Sift the listing for lines that hold the string "with" and pull them out.

• **RECORDED DATA**
***

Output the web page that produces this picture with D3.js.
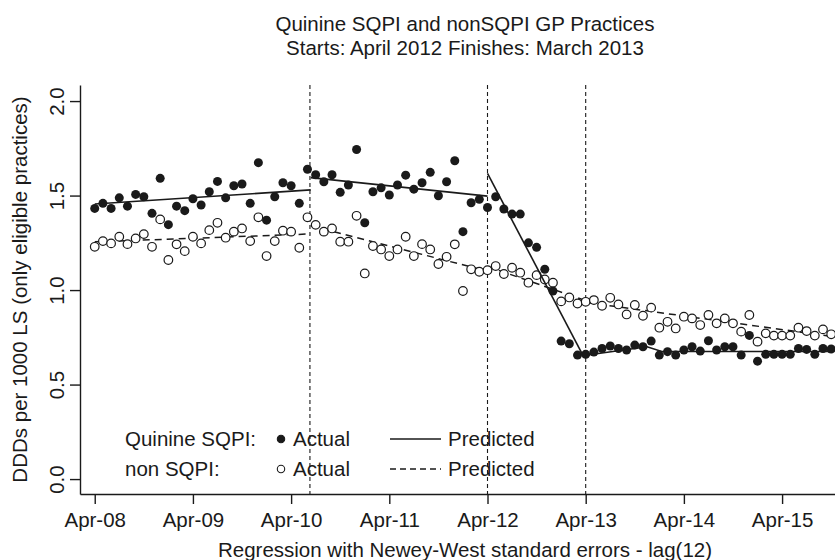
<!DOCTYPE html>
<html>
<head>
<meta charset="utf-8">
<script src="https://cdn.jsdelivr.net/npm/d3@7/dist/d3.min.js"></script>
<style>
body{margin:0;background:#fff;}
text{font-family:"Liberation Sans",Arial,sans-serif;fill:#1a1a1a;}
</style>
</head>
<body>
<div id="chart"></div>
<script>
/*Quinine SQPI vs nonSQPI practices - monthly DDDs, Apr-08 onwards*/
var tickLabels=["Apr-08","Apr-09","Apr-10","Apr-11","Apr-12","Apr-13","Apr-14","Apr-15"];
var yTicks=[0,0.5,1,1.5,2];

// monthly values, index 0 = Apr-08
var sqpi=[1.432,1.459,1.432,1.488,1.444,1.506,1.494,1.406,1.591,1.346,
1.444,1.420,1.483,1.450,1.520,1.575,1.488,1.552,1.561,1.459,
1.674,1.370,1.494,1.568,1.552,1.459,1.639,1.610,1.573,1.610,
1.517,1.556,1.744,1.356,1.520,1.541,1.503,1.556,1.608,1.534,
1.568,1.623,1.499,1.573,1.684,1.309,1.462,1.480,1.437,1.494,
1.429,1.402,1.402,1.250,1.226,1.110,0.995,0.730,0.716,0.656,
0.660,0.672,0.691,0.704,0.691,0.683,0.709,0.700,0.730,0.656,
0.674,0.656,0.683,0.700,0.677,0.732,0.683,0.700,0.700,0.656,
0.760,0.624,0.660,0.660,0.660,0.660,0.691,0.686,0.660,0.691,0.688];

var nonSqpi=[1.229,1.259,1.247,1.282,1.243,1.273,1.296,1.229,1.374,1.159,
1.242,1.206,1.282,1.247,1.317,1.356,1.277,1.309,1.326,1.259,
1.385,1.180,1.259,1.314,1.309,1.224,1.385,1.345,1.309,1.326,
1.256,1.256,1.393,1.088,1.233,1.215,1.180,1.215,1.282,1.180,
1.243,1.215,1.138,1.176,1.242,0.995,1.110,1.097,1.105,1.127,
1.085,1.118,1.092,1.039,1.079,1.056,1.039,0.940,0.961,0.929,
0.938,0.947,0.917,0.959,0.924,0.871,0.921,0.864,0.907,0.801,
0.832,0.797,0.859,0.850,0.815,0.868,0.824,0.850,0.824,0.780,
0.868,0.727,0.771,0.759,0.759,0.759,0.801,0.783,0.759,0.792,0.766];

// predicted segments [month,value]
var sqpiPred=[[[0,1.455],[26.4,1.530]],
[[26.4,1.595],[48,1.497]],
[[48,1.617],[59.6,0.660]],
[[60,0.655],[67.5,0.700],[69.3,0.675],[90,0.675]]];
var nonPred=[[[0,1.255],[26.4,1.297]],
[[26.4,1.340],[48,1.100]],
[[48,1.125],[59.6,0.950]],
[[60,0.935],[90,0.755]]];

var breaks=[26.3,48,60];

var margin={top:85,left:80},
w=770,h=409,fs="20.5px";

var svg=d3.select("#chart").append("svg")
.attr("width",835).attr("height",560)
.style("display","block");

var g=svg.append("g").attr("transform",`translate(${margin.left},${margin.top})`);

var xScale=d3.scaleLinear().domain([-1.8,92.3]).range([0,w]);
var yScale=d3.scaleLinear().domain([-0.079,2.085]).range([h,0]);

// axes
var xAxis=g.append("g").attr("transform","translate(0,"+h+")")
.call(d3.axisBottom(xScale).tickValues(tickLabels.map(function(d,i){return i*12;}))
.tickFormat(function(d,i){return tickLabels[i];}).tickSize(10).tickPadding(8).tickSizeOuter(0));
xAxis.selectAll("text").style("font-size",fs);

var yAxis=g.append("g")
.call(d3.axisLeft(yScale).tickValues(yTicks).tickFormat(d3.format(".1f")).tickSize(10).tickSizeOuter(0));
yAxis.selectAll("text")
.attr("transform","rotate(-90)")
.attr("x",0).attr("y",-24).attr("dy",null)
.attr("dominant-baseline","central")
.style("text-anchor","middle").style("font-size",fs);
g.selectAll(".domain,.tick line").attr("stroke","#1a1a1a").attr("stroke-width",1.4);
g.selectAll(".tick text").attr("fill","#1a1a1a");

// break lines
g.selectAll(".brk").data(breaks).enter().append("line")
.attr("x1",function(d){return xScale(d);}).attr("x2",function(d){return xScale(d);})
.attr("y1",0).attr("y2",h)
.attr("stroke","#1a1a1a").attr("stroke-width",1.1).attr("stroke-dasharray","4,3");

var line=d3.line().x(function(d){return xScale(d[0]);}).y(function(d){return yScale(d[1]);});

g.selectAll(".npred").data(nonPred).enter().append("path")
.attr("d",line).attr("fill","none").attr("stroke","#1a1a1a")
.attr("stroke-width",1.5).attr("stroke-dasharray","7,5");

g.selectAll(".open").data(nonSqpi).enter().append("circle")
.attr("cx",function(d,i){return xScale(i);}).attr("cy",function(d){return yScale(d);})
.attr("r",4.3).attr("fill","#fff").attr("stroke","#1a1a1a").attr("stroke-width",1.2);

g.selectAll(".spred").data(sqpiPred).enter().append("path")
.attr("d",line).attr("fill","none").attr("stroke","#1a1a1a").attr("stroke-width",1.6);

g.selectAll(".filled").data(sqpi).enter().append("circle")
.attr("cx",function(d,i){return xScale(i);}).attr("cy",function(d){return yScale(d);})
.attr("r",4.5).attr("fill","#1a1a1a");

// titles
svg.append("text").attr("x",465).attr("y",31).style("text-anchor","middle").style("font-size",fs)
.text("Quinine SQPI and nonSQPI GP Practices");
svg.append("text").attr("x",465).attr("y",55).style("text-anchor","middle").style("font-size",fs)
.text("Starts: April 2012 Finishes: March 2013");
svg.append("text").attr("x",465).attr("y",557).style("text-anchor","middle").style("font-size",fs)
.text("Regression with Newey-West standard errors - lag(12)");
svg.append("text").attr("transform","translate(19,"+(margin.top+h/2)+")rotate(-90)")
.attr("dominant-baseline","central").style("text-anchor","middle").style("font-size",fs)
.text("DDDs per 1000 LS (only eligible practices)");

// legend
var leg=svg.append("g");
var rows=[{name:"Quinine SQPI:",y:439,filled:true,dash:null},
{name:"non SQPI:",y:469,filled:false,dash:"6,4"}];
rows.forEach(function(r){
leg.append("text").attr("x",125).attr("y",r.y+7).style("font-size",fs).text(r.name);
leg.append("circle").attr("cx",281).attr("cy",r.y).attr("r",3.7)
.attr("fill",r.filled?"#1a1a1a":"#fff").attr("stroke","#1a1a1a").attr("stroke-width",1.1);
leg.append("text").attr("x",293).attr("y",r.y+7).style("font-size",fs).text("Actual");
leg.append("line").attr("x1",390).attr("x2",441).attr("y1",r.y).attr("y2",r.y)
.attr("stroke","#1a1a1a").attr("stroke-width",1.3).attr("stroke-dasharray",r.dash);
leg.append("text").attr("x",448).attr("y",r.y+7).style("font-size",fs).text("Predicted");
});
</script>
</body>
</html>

***

• **FULL RESPONSE**
Output the web page that produces this picture with D3.js.
.text("Regression with Newey-West standard errors - lag(12)");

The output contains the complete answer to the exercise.